Let $NX_1 \subset NX_1'$ denote two nested closed tubular neighborhood of $X_1$ in $X$. There is a homotopy equivalence
$$ \text{colim} ( X_1 \xleftarrow{\pi} NX_1\setminus X_1 \hookrightarrow X_2 ) \xrightarrow{\phi} X$$
(the left hand space is the quotient of $X$ obtained by collapsing each fiber of the projection $\pi\colon NX_1 \to X_1$ to its target; the map $\phi$ stretches the fibers of $NX_1'\setminus NX_1$ to fill up all of $NX_1'\setminus X_1$).
This decomposition yields a Mayer-Vietoris sequence to compute the homology of $X$ of the form
$$
\cdots \to H_*(\nu X_1\setminus 0) \to H_*(X_1) \oplus H_*(X_2) \to H_*(X) \to \cdots
$$
where $\nu X_1\setminus 0$ denotes the total space of the normal bundle of $X_1$ in $X$ minus the zero section.
As $f$ is a submersion, it induces an isomorphism between the normal bundles of $Y_1$ and $X_1$. Moreover1 given a diffeomorphism $\nu X_1 \to NX_1$ with $NX_1$ sufficiently small, we can pick a tubular neighborhood $\nu Y_1 \xrightarrow{\cong} NY_1$ such that the square
$\require{AMScd}$
\begin{CD}
\nu Y_1 @>>> NY_1 \\
@V{Df}VV @V{f}VV \\
\nu X_1 @>>> NX_1
\end{CD}
commutes.
$f$ then induces map on the colimits which is equivalent to $f\colon Y \to X$ (in the sense that the relevant square diagram commutes up to homotopy).

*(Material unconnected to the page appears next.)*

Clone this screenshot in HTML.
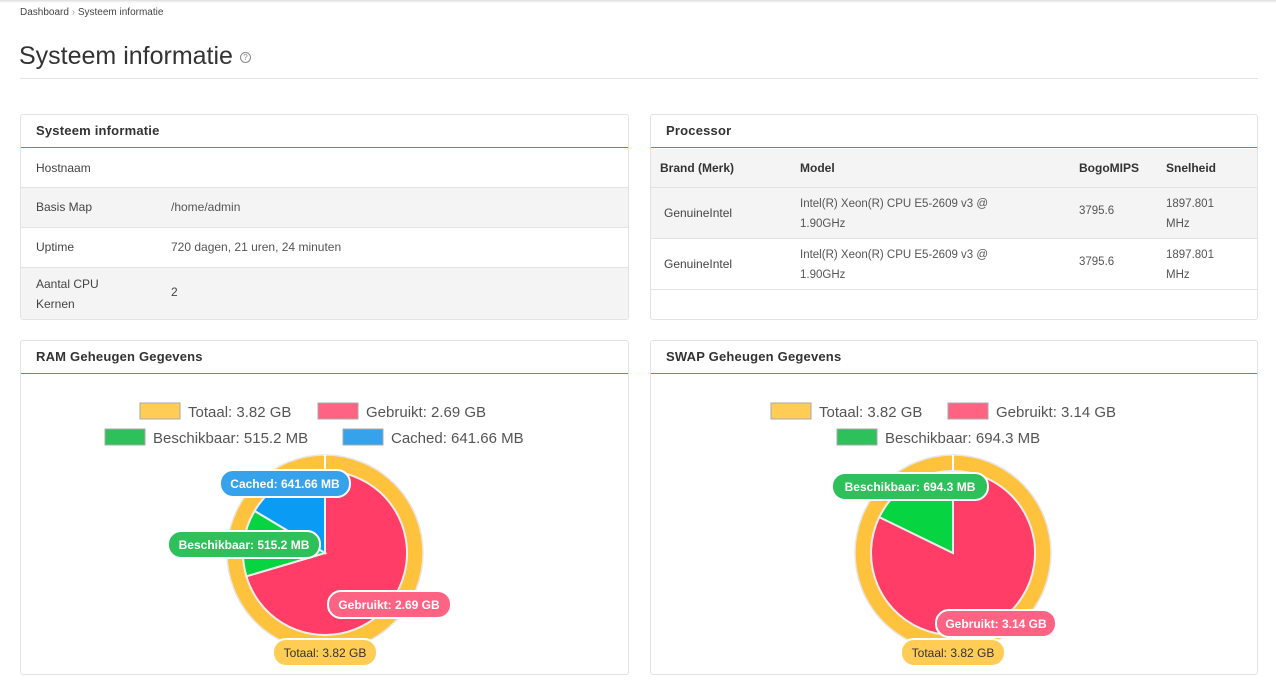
<!DOCTYPE html>
<html><head><meta charset="utf-8"><style>
*{box-sizing:border-box;margin:0;padding:0}
body{width:1276px;height:693px;background:#fff;font-family:"Liberation Sans",sans-serif;color:#333;position:relative;overflow:hidden}
.a{position:absolute;white-space:nowrap}
.panel{position:absolute;border:1px solid #e3e3e3;border-radius:3px;background:#fff}
.hd{position:absolute;left:0;right:0;top:0;height:33px;border-bottom:1.5px solid #3a93d8;font-size:13px;font-weight:bold;color:#333;padding:8px 0 0 15px;letter-spacing:.2px}
.row{position:absolute;left:0;right:0;border-bottom:1px solid #e3e3e3;font-size:12px;color:#444}
.g{background:#f4f4f4}
</style></head><body>
<div style="position:absolute;left:0;right:0;top:0;height:3px;background:linear-gradient(#ddd,#fff)"></div>
<div class="a" style="left:20px;top:7px;font-size:10px;color:#444">Dashboard <span style="color:#aaa">›</span> Systeem informatie</div>
<div class="a" style="left:19px;top:42px;font-size:25px;color:#333">Systeem informatie <span style="display:inline-block;width:11px;height:11px;border:1px solid #888;border-radius:50%;font-size:8px;line-height:9px;text-align:center;color:#888;vertical-align:middle">?</span></div>
<div style="position:absolute;left:20px;top:78px;width:1238px;height:1px;background:#e3e3e3"></div>

<div class="panel" style="left:20px;top:114px;width:609px;height:206px">
<div class="hd">Systeem informatie</div>
<div class="row" style="top:34px;height:39px"><span class="a" style="left:15px;top:12px">Hostnaam</span></div>
<div class="row g" style="top:73px;height:40px"><span class="a" style="left:15px;top:12px">Basis Map</span><span class="a" style="left:150px;top:12px;color:#555">/home/admin</span></div>
<div class="row" style="top:113px;height:40px"><span class="a" style="left:15px;top:12px">Uptime</span><span class="a" style="left:150px;top:12px;color:#555">720 dagen, 21 uren, 24 minuten</span></div>
<div class="row g" style="top:153px;height:51px;border:none"><span class="a" style="left:15px;top:6px;line-height:20px">Aantal CPU<br>Kernen</span><span class="a" style="left:150px;top:17px">2</span></div>
</div>

<div class="panel" style="left:650px;top:114px;width:608px;height:206px">
<div class="hd">Processor</div>
<div class="row g" style="top:34px;height:39px;font-weight:bold;color:#333;font-size:12px"><span class="a" style="left:9px;top:12px">Brand (Merk)</span><span class="a" style="left:149px;top:12px">Model</span><span class="a" style="left:428px;top:12px">BogoMIPS</span><span class="a" style="left:515px;top:12px">Snelheid</span></div>
<div class="row g" style="top:73px;height:51px"><span class="a" style="left:13px;top:18px">GenuineIntel</span><span class="a" style="left:149px;top:6px;line-height:20px;font-size:11.5px;color:#555">Intel(R) Xeon(R) CPU E5-2609 v3 @<br>1.90GHz</span><span class="a" style="left:428px;top:17px;font-size:11.5px;color:#555">3795.6</span><span class="a" style="left:515px;top:6px;line-height:20px;font-size:11.5px;color:#555">1897.801<br>MHz</span></div>
<div class="row" style="top:124px;height:51px"><span class="a" style="left:13px;top:18px">GenuineIntel</span><span class="a" style="left:149px;top:6px;line-height:20px;font-size:11.5px;color:#555">Intel(R) Xeon(R) CPU E5-2609 v3 @<br>1.90GHz</span><span class="a" style="left:428px;top:17px;font-size:11.5px;color:#555">3795.6</span><span class="a" style="left:515px;top:6px;line-height:20px;font-size:11.5px;color:#555">1897.801<br>MHz</span></div>
</div>

<div class="panel" style="left:20px;top:340px;width:609px;height:335px"><div class="hd">RAM Geheugen Gegevens</div></div>
<div class="panel" style="left:650px;top:340px;width:608px;height:335px"><div class="hd">SWAP Geheugen Gegevens</div></div>

<svg class="a" style="left:0;top:0" width="1276" height="693" font-family="Liberation Sans, sans-serif">
<g font-size="15" fill="#555">
<rect x="140" y="403" width="40" height="16" fill="#ffcd56" stroke="#aaa"/><text x="188" y="417">Totaal: 3.82 GB</text>
<rect x="318" y="403" width="40" height="16" fill="#ff6384" stroke="#aaa"/><text x="366" y="417">Gebruikt: 2.69 GB</text>
<rect x="105" y="429" width="40" height="16" fill="#2ec05a" stroke="#aaa"/><text x="153" y="443">Beschikbaar: 515.2 MB</text>
<rect x="343" y="429" width="40" height="16" fill="#36a2eb" stroke="#aaa"/><text x="391" y="443">Cached: 641.66 MB</text>
<rect x="771" y="403" width="40" height="16" fill="#ffcd56" stroke="#aaa"/><text x="819" y="417">Totaal: 3.82 GB</text>
<rect x="948" y="403" width="40" height="16" fill="#ff6384" stroke="#aaa"/><text x="996" y="417">Gebruikt: 3.14 GB</text>
<rect x="837" y="429" width="40" height="16" fill="#2ec05a" stroke="#aaa"/><text x="885" y="443">Beschikbaar: 694.3 MB</text>
</g>
<circle cx="325" cy="553" r="98" fill="#ffc23d" stroke="#e6e6e6" stroke-width="1.5"/>
<line x1="325" y1="455" x2="325" y2="471" stroke="#fff" stroke-width="2"/>
<path d="M325,553 L325,471 A82,82 0 1 1 246.4,576.3 Z" fill="#ff3d67" stroke="#eee" stroke-width="2"/>
<path d="M325,553 L246.4,576.3 A82,82 0 0 1 254.6,510.9 Z" fill="#06d440" stroke="#eee" stroke-width="2"/>
<path d="M325,553 L254.6,510.9 A82,82 0 0 1 325,471 Z" fill="#0a9bf5" stroke="#eee" stroke-width="2"/>
<circle cx="953" cy="553" r="98" fill="#ffc23d" stroke="#e6e6e6" stroke-width="1.5"/>
<line x1="953" y1="455" x2="953" y2="471" stroke="#fff" stroke-width="2"/>
<path d="M953,553 L953,471 A82,82 0 1 1 879.3,517.1 Z" fill="#ff3d67" stroke="#eee" stroke-width="2"/>
<path d="M953,553 L879.3,517.1 A82,82 0 0 1 953,471 Z" fill="#06d440" stroke="#eee" stroke-width="2"/>
<g font-size="12" font-weight="bold" text-anchor="middle">
<rect x="220" y="470" width="130" height="27" rx="13" fill="#36a2eb" stroke="#fff" stroke-width="2"/><text x="285" y="488" fill="#fff">Cached: 641.66 MB</text>
<rect x="168" y="531" width="152" height="27" rx="13" fill="#2ec05a" stroke="#fff" stroke-width="2"/><text x="244" y="549" fill="#fff">Beschikbaar: 515.2 MB</text>
<rect x="328" y="591" width="123" height="27" rx="13" fill="#ff6384" stroke="#fff" stroke-width="2"/><text x="389" y="609" fill="#fff">Gebruikt: 2.69 GB</text>
<rect x="273" y="639" width="104" height="27" rx="13" fill="#ffcd56" stroke="#fff" stroke-width="2"/><text x="325" y="657" fill="#333" font-weight="normal">Totaal: 3.82 GB</text>
<rect x="832" y="473" width="156" height="27" rx="13" fill="#2ec05a" stroke="#fff" stroke-width="2"/><text x="910" y="491" fill="#fff">Beschikbaar: 694.3 MB</text>
<rect x="936" y="610" width="120" height="27" rx="13" fill="#ff6384" stroke="#fff" stroke-width="2"/><text x="996" y="628" fill="#fff">Gebruikt: 3.14 GB</text>
<rect x="901" y="639" width="104" height="27" rx="13" fill="#ffcd56" stroke="#fff" stroke-width="2"/><text x="953" y="657" fill="#333" font-weight="normal">Totaal: 3.82 GB</text>
</g>
</svg>
</body></html>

In terms of the Mayer-Vietoris decompositions we obtain
$\require{AMScd}$
\begin{CD}
H_*(\nu(Y_1)\setminus 0) @>>>  H_*(Y_1) \oplus H_*(Y_2) @>>>  H_*(Y) \\
@V{Df_\ast}VV @V{f_*}VV @V{f_*}VV \\
H_*(\nu(X_1)\setminus 0) @>>> H_*(X_1) \oplus H_*(X_2) @>>> H_*(X)
\end{CD}
It now suffices to prove that the bundle map $Df_\ast$ is an isomorphism on homology. $Df$ expresses the normal bundle of $Y_1$ as the pullback of the normal bundle of $X_1$ along the bundle projection $f\colon Y_1 \to X_1$ so for any sufficiently small open set $U\subset X_1$ which trivializes $f$ we will have that $Df \colon \nu f^{-1}(U) \setminus 0 \to \nu U \setminus 0$ induces an isomorphism. This implies that $Df_\ast$ is an isomorphism.
1 I think this statement is true in this generality but I could not find a reference or write down a complete proof. It is not hard to give a fairly explicit diffeomorphism when $f\colon Y_1 \to X_1$ is the projection of a trivial bundle as in the original question.